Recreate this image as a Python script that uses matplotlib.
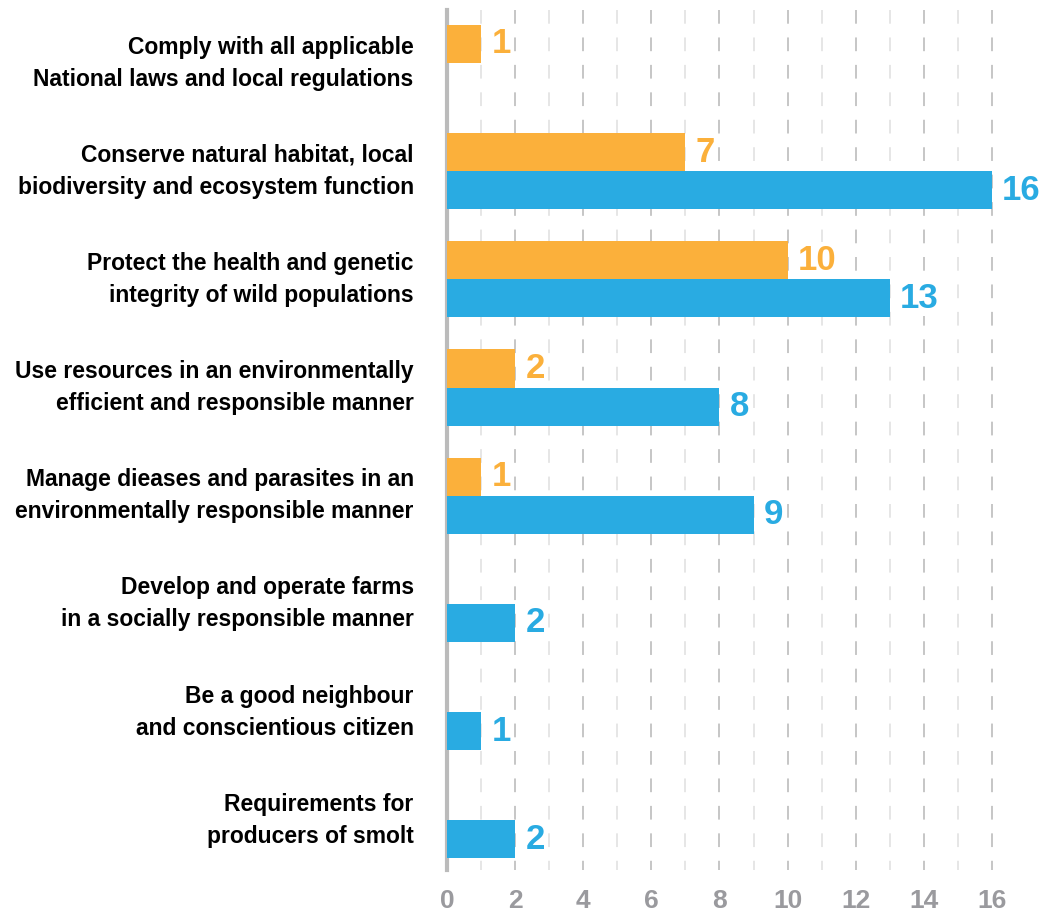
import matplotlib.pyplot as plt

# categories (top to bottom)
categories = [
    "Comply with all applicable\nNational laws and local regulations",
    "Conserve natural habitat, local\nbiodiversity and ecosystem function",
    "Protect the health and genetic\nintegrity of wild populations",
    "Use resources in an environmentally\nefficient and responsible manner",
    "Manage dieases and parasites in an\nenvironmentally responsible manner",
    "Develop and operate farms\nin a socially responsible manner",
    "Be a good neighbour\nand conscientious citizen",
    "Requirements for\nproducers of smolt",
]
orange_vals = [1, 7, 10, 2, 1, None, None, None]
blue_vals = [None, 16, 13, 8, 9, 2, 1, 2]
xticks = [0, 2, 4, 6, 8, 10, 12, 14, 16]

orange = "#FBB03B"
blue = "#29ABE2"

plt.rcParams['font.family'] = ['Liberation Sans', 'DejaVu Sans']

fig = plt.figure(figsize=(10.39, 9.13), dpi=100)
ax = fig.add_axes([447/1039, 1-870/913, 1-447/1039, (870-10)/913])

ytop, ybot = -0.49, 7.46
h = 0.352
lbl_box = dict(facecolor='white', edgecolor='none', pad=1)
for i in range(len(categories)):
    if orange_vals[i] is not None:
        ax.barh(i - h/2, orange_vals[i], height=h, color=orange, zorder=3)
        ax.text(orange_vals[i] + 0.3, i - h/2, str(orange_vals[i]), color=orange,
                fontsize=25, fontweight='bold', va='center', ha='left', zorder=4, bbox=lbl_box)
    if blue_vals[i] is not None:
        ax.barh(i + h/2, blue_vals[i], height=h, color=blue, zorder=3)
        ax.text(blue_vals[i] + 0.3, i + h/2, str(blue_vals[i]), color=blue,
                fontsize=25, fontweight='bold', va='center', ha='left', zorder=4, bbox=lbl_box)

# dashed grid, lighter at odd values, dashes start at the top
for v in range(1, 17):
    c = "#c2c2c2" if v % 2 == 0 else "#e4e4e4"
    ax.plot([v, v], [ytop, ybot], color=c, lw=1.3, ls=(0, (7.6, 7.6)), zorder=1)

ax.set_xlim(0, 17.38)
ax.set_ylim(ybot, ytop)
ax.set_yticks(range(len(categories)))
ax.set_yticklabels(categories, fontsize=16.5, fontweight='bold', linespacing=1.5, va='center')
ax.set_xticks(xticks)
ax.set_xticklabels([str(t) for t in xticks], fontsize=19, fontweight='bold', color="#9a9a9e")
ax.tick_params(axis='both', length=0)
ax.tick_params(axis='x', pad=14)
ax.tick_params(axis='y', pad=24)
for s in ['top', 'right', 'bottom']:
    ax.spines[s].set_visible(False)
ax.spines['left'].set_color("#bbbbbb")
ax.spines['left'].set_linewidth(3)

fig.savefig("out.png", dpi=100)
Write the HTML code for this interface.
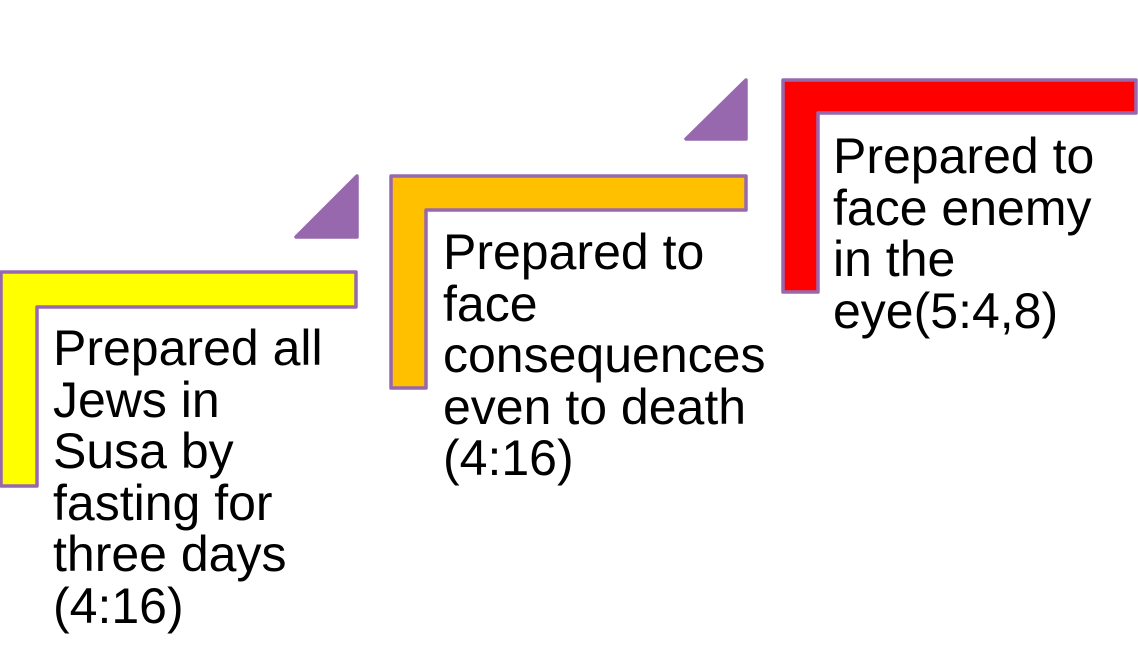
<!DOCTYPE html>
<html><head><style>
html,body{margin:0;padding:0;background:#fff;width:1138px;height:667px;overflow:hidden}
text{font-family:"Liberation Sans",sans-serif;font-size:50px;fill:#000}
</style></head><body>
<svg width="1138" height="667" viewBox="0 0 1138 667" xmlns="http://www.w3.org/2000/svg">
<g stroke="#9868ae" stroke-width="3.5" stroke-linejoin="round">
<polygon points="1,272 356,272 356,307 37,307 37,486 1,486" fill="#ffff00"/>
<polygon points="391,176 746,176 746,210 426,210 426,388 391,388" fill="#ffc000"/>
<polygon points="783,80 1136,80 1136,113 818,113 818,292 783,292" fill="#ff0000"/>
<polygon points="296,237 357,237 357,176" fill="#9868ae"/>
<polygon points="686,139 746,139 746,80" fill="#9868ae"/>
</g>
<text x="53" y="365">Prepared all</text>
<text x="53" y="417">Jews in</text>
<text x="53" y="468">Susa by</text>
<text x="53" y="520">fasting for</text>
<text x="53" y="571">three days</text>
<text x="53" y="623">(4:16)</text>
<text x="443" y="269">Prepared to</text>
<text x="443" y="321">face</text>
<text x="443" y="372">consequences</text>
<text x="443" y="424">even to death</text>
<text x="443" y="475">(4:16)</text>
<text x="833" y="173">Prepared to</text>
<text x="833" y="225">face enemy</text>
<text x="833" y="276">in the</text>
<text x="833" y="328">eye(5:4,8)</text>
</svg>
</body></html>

· · · · ·

Give the data again exactly as written, with all pictures left out.

§ Written solution
Recreate this image as a Python script that uses matplotlib.
import matplotlib.pyplot as plt

# categories (top to bottom)
categories = [
    "Comply with all applicable\nNational laws and local regulations",
    "Conserve natural habitat, local\nbiodiversity and ecosystem function",
    "Protect the health and genetic\nintegrity of wild populations",
    "Use resources in an environmentally\nefficient and responsible manner",
    "Manage dieases and parasites in an\nenvironmentally responsible manner",
    "Develop and operate farms\nin a socially responsible manner",
    "Be a good neighbour\nand conscientious citizen",
    "Requirements for\nproducers of smolt",
]
orange_vals = [1, 7, 10, 2, 1, None, None, None]
blue_vals = [None, 16, 13, 8, 9, 2, 1, 2]
xticks = [0, 2, 4, 6, 8, 10, 12, 14, 16]

orange = "#FBB03B"
blue = "#29ABE2"

plt.rcParams['font.family'] = ['Liberation Sans', 'DejaVu Sans']

fig = plt.figure(figsize=(10.39, 9.13), dpi=100)
ax = fig.add_axes([447/1039, 1-870/913, 1-447/1039, (870-10)/913])

ytop, ybot = -0.49, 7.46
h = 0.352
lbl_box = dict(facecolor='white', edgecolor='none', pad=1)
for i in range(len(categories)):
    if orange_vals[i] is not None:
        ax.barh(i - h/2, orange_vals[i], height=h, color=orange, zorder=3)
        ax.text(orange_vals[i] + 0.3, i - h/2, str(orange_vals[i]), color=orange,
                fontsize=25, fontweight='bold', va='center', ha='left', zorder=4, bbox=lbl_box)
    if blue_vals[i] is not None:
        ax.barh(i + h/2, blue_vals[i], height=h, color=blue, zorder=3)
        ax.text(blue_vals[i] + 0.3, i + h/2, str(blue_vals[i]), color=blue,
                fontsize=25, fontweight='bold', va='center', ha='left', zorder=4, bbox=lbl_box)

# dashed grid, lighter at odd values, dashes start at the top
for v in range(1, 17):
    c = "#c2c2c2" if v % 2 == 0 else "#e4e4e4"
    ax.plot([v, v], [ytop, ybot], color=c, lw=1.3, ls=(0, (7.6, 7.6)), zorder=1)

ax.set_xlim(0, 17.38)
ax.set_ylim(ybot, ytop)
ax.set_yticks(range(len(categories)))
ax.set_yticklabels(categories, fontsize=16.5, fontweight='bold', linespacing=1.5, va='center')
ax.set_xticks(xticks)
ax.set_xticklabels([str(t) for t in xticks], fontsize=19, fontweight='bold', color="#9a9a9e")
ax.tick_params(axis='both', length=0)
ax.tick_params(axis='x', pad=14)
ax.tick_params(axis='y', pad=24)
for s in ['top', 'right', 'bottom']:
    ax.spines[s].set_visible(False)
ax.spines['left'].set_color("#bbbbbb")
ax.spines['left'].set_linewidth(3)

fig.savefig("out.png", dpi=100)
Write the HTML code for this interface.
<!DOCTYPE html>
<html><head><style>
html,body{margin:0;padding:0;background:#fff;width:1138px;height:667px;overflow:hidden}
text{font-family:"Liberation Sans",sans-serif;font-size:50px;fill:#000}
</style></head><body>
<svg width="1138" height="667" viewBox="0 0 1138 667" xmlns="http://www.w3.org/2000/svg">
<g stroke="#9868ae" stroke-width="3.5" stroke-linejoin="round">
<polygon points="1,272 356,272 356,307 37,307 37,486 1,486" fill="#ffff00"/>
<polygon points="391,176 746,176 746,210 426,210 426,388 391,388" fill="#ffc000"/>
<polygon points="783,80 1136,80 1136,113 818,113 818,292 783,292" fill="#ff0000"/>
<polygon points="296,237 357,237 357,176" fill="#9868ae"/>
<polygon points="686,139 746,139 746,80" fill="#9868ae"/>
</g>
<text x="53" y="365">Prepared all</text>
<text x="53" y="417">Jews in</text>
<text x="53" y="468">Susa by</text>
<text x="53" y="520">fasting for</text>
<text x="53" y="571">three days</text>
<text x="53" y="623">(4:16)</text>
<text x="443" y="269">Prepared to</text>
<text x="443" y="321">face</text>
<text x="443" y="372">consequences</text>
<text x="443" y="424">even to death</text>
<text x="443" y="475">(4:16)</text>
<text x="833" y="173">Prepared to</text>
<text x="833" y="225">face enemy</text>
<text x="833" y="276">in the</text>
<text x="833" y="328">eye(5:4,8)</text>
</svg>
</body></html>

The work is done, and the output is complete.